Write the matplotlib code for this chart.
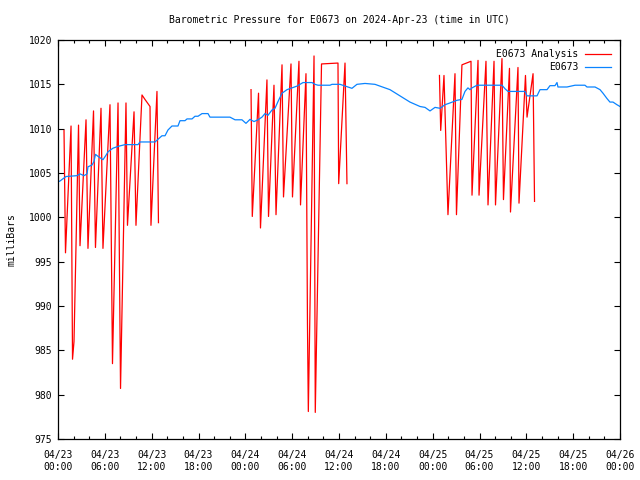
import matplotlib
matplotlib.use("Agg")
import matplotlib.pyplot as plt
import numpy as np

# hours since 2024-04-23 00:00 UTC, pressure in mb
obs_hours = [0, 0.26, 1.02, 2.43, 2.82, 3.33, 3.72, 3.84, 4.36, 4.61, 4.80, 5.25, 5.76,
             6.15, 6.41, 7.05, 7.69, 8.58, 10.25, 10.50, 12.43, 12.68, 13.32, 13.71,
             14.09, 14.60, 15.37, 15.63, 16.27, 16.53, 17.17, 17.55, 17.94, 18.45,
             19.22, 19.47, 22.03, 22.68, 23.57, 24.08, 24.60, 25.11, 25.62, 26.13,
             26.52, 26.90, 27.41, 27.80, 28.18, 28.70, 29.34, 29.98, 30.62, 31.39,
             32.54, 32.92, 33.31, 34.85, 35.10, 36.13, 36.64, 37.66, 38.30, 39.33,
             40.61, 41.25, 42.53, 43.81, 45.09, 46.38, 47.02, 47.66, 48.30, 48.94,
             49.58, 50.22, 51.11, 51.75, 52.14, 52.52, 52.78, 53.04, 53.68, 56.88,
             57.27, 57.65, 59.83, 60.09, 61.37, 61.75, 62.65, 63.03, 63.67, 63.93,
             64.05, 65.21, 66.24, 67.51, 67.77, 68.80, 69.44, 69.82, 70.33, 70.71,
             71.10, 71.61, 72.0]
obs_mb = [1004.0, 1004.1, 1004.6, 1004.7, 1004.9, 1004.7, 1004.9, 1005.7, 1005.9, 1006.3,
          1007.1, 1006.8, 1006.5, 1007.0, 1007.4, 1007.8, 1008.0, 1008.2, 1008.2, 1008.5,
          1008.5, 1008.7, 1009.2, 1009.2, 1009.85, 1010.3, 1010.3, 1010.9, 1010.9, 1011.1,
          1011.1, 1011.4, 1011.4, 1011.7, 1011.7, 1011.3, 1011.3, 1011.0, 1011.0, 1010.6,
          1011.05, 1010.8, 1011.0, 1011.3, 1011.7, 1011.5, 1012.1, 1012.3, 1013.05, 1014.0,
          1014.4, 1014.6, 1014.8, 1015.2, 1015.2, 1015.0, 1014.9, 1014.9, 1015.0, 1015.0,
          1014.85, 1014.55, 1015.0, 1015.1, 1015.0, 1014.8, 1014.4, 1013.7, 1013.0, 1012.5,
          1012.4, 1012.0, 1012.4, 1012.3, 1012.7, 1012.9, 1013.2, 1013.3, 1014.2, 1014.6,
          1014.4, 1014.6, 1014.9, 1014.9, 1014.5, 1014.2, 1014.2, 1013.7, 1013.7, 1014.4,
          1014.4, 1014.85, 1014.85, 1015.2, 1014.7, 1014.7, 1014.9, 1014.9, 1014.7, 1014.7,
          1014.4, 1014.0, 1013.4, 1013.0, 1013.0, 1012.7, 1012.5]

# analysis runs, one list per day (turning points of the trace)
ana1_hours = [0.77, 0.96, 1.67, 1.86, 2.05, 2.63, 2.82, 3.59, 3.84, 4.55, 4.80, 5.51, 5.76,
              6.66, 6.98, 7.69, 8.01, 8.71, 8.90, 9.74, 9.99, 10.76, 11.14, 11.79, 11.91,
              12.68, 12.87]
ana1_mb = [1009.8, 996.0, 1010.3, 984.0, 986.0, 1010.4, 996.8, 1011.0, 996.5, 1012.0, 996.6,
           1012.3, 996.5, 1012.7, 983.5, 1012.9, 980.7, 1012.9, 999.1, 1011.9, 999.1, 1013.8,
           1013.3, 1012.5, 999.1, 1014.2, 999.4]

ana2_hours = [24.73, 24.89, 25.69, 25.94, 26.77, 26.97, 27.67, 27.93, 28.70, 28.89, 29.85,
              30.04, 30.87, 31.07, 31.77, 31.96, 32.07, 32.80, 32.96, 33.76, 35.87, 35.96,
              36.77, 37.02]
ana2_mb = [1014.4, 1000.1, 1014.0, 998.8, 1015.5, 1000.1, 1014.9, 1000.3, 1017.2, 1002.3,
           1017.3, 1002.3, 1017.6, 1001.4, 1016.2, 988.0, 978.1, 1018.2, 978.0, 1017.3,
           1017.4, 1003.8, 1017.4, 1003.8]

ana3_hours = [48.87, 49.03, 49.45, 49.96, 50.86, 51.05, 51.75, 52.91, 53.04, 53.81, 53.94,
              54.83, 55.09, 55.86, 56.05, 56.88, 57.07, 57.84, 57.97, 58.93, 59.06, 59.89,
              60.09, 60.86, 61.05]
ana3_mb = [1016.0, 1009.8, 1016.0, 1000.3, 1016.2, 1000.3, 1017.2, 1017.6, 1002.5, 1017.7,
           1002.5, 1017.6, 1001.4, 1017.6, 1001.4, 1017.9, 1002.0, 1016.8, 1000.6, 1016.9,
           1001.6, 1016.0, 1011.3, 1016.2, 1001.8]

tick_hours = [0, 6, 12, 18, 24, 30, 36, 42, 48, 54, 60, 66, 72]
tick_labels = ["04/23\n00:00", "04/23\n06:00", "04/23\n12:00", "04/23\n18:00",
               "04/24\n00:00", "04/24\n06:00", "04/24\n12:00", "04/24\n18:00",
               "04/25\n00:00", "04/25\n06:00", "04/25\n12:00", "04/25\n18:00",
               "04/26\n00:00"]

plt.rcParams['font.family'] = ['DejaVu Sans Mono']
plt.rcParams['font.size'] = 7

fig = plt.figure(figsize=(6.4, 4.8), dpi=100)
ax = fig.add_axes([58 / 640, 1 - 439 / 480, 562 / 640, 399 / 480])

# join the three analysis days with gaps
a_h = ana1_hours + [np.nan] + ana2_hours + [np.nan] + ana3_hours
a_v = ana1_mb + [np.nan] + ana2_mb + [np.nan] + ana3_mb
ax.plot(a_h, a_v, color='#ff0000', lw=0.9, label='E0673 Analysis')
ax.plot(obs_hours, obs_mb, color='#0a84ff', lw=0.9, label='E0673')

ax.set_xlim(0, 72)
ax.set_ylim(975, 1020)
ax.set_yticks(np.arange(975, 1021, 5))
ax.set_xticks(tick_hours)
ax.set_xticklabels(tick_labels, linespacing=1.25)
ax.set_xticks(np.arange(0, 73, 2), minor=True)
ax.tick_params(which='both', direction='in', top=True, right=True, color='black')
ax.tick_params(which='major', length=4, width=0.8)
ax.tick_params(axis='x', which='major', pad=8)
ax.tick_params(axis='y', which='major', pad=4)
ax.tick_params(which='minor', length=2.5, width=0.8)
for s in ax.spines.values():
    s.set_linewidth(0.9)

ax.set_ylabel('milliBars', labelpad=9)
fig.text(339 / 640, 1 - 20 / 480, 'Barometric Pressure for E0673 on 2024-Apr-23 (time in UTC)',
         ha='center', va='center')

leg = ax.legend(loc='upper right', frameon=False, markerfirst=False, handlelength=2.7,
                handletextpad=0.6, labelspacing=0.3, borderaxespad=0.55)

fig.savefig('out.png', dpi=100)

* **Task requirements**: Report how many lines in the data contain the word "matplotlib", with no words besides the number.

* **Expected output**: 4